Too much income......

@ Danwatto - will be looking for Sydney blue chip resi IP when I see the market turn...maybe 3-4 years?

Sorry I didn't see this was an old thread due to the new post it was in the recent threads :)

Market turn is hard to predict, but will be keeping an eye on it next 2-3 years to see what happens with Sydney when all the new constructions complete.

Also the downturn in China might see less foreign investment.

Rather than wait, I just buy in different capital city that had already turned and coming out of downturn. At the moment for me it is Brisbane.

Although I do agree long term Sydney has more land scarcity in the inner ring and better capital gains (but lower yields), so if you don't have the cash yet waiting is not a bad option.
 
No worries Dan :D

I view property through the eyes of an opportunist, rather than as a dedicated investor, so not interested in interstate, but I do have some areas in Sydney I like, and pretty clear idea of what I am looking for. Just a matter of time really...will wait for the heat to come off. Obviously, plenty of knowledge available through SS with a lot of posters who know what they are on about. I read a lot :)
 
Now I have some questions :

- We already have a trust structure with corporate trustee established to hold shares in my business. Is it wise to create another separate trust structure along with Pty Ltd for above purposes - ie. to grow assets ?

- how would income streaming (cash/fixed interest) take place ex this Pty Ltd to beneficiaries? back through the trust I presume, not via dividends to shareholder beneficiaries?

I am very keen for input from people in the know, so far we need all the dividend income to pay down our PPOR (our choice) but at some point that will stop and we need to invest.
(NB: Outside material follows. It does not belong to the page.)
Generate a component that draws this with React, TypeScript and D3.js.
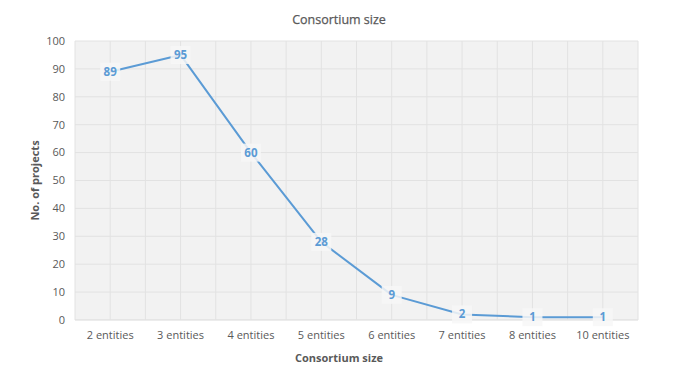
import React from "react";
import * as d3 from "d3";

const categories = ["2 entities", "3 entities", "4 entities", "5 entities", "6 entities", "7 entities", "8 entities", "10 entities"];
const values = [89, 95, 60, 28, 9, 2, 1, 1];
const yTicks = [0, 10, 20, 30, 40, 50, 60, 70, 80, 90, 100];

const W = 680, H = 381;
const M = { left: 75, right: 42, top: 41, bottom: 61 };
const FONT = "'Open Sans', 'Noto Sans', sans-serif";

export default function App() {
  const x = d3.scaleBand().domain(categories).range([M.left, W - M.right]).padding(0);
  const y = d3.scaleLinear().domain([0, 100]).range([H - M.bottom, M.top]);
  const cx = (c: string) => (x(c) as number) + x.bandwidth() / 2;
  const line = d3.line<number>().x((_, i) => cx(categories[i])).y((d) => y(d));
  const vgrid: number[] = [];
  categories.forEach((c) => {
    vgrid.push(x(c) as number);
    vgrid.push(cx(c));
  });
  vgrid.push(W - M.right);
  return (
    <svg width={W} height={H} style={{ position: "absolute", left: 0, top: 0, fontFamily: FONT }}>
      <rect x={0} y={0} width={W} height={H} fill="#ffffff" />
      <rect x={M.left} y={M.top} width={W - M.left - M.right} height={H - M.top - M.bottom} fill="#f2f2f2" />
      {yTicks.map((t) => (
        <line key={"h" + t} x1={M.left} x2={W - M.right} y1={y(t)} y2={y(t)} stroke={t === 0 ? "#d9d9d9" : "#e2e2e2"} strokeWidth={1} />
      ))}
      {vgrid.map((v, i) => (
        <line key={"v" + i} x1={v} x2={v} y1={M.top} y2={H - M.bottom} stroke="#e2e2e2" strokeWidth={1} />
      ))}
      {yTicks.map((t) => (
        <text key={"yt" + t} x={M.left - 10} y={y(t)} dy="0.35em" textAnchor="end" fontSize={11} fill="#595959">
          {t}
        </text>
      ))}
      {categories.map((c) => (
        <text key={"xt" + c} x={cx(c)} y={H - M.bottom + 15} dy="0.35em" textAnchor="middle" fontSize={11} fill="#595959">
          {c}
        </text>
      ))}
      <path d={line(values) || ""} fill="none" stroke="#5b9bd5" strokeWidth={2} strokeLinejoin="round" strokeLinecap="round" />
      {values.map((v, i) => (
        <g key={"l" + i}>
          <rect x={cx(categories[i]) - 10} y={y(v) - 9} width={20} height={18} fill="#f7f7f7" fillOpacity={0.85} />
          <text x={cx(categories[i])} y={y(v)} dy="0.35em" textAnchor="middle" fontSize={11.5} fontWeight="bold" fill="#5b9bd5">
            {v}
          </text>
        </g>
      ))}
      <text x={W / 2 - 1} y={20} dy="0.35em" textAnchor="middle" fontSize={12.5} fill="#595959" stroke="#595959" strokeWidth={0.25}>
        Consortium size
      </text>
      <text x={W / 2 - 1} y={358} dy="0.35em" textAnchor="middle" fontSize={11} fontWeight="bold" fill="#595959">
        Consortium size
      </text>
      <text transform={`translate(35,${(M.top + H - M.bottom) / 2}) rotate(-90)`} dy="0.35em" textAnchor="middle" fontSize={11} fontWeight="bold" fill="#595959">
        No. of projects
      </text>
    </svg>
  );
}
Accordingly, want to get my head around this now so I can discuss with my accountant.

Many thanks guys.

The trust only owns shares ina company which trades so could not be sued. So for asset protection reasons there is no need for a second trust to hold different shares. But it may still be a good idea for estate planning reasons.

A company can only pay dividends to shareholders. A trust would be shareholder so dividends could be paid out to beneficiaries of the trust.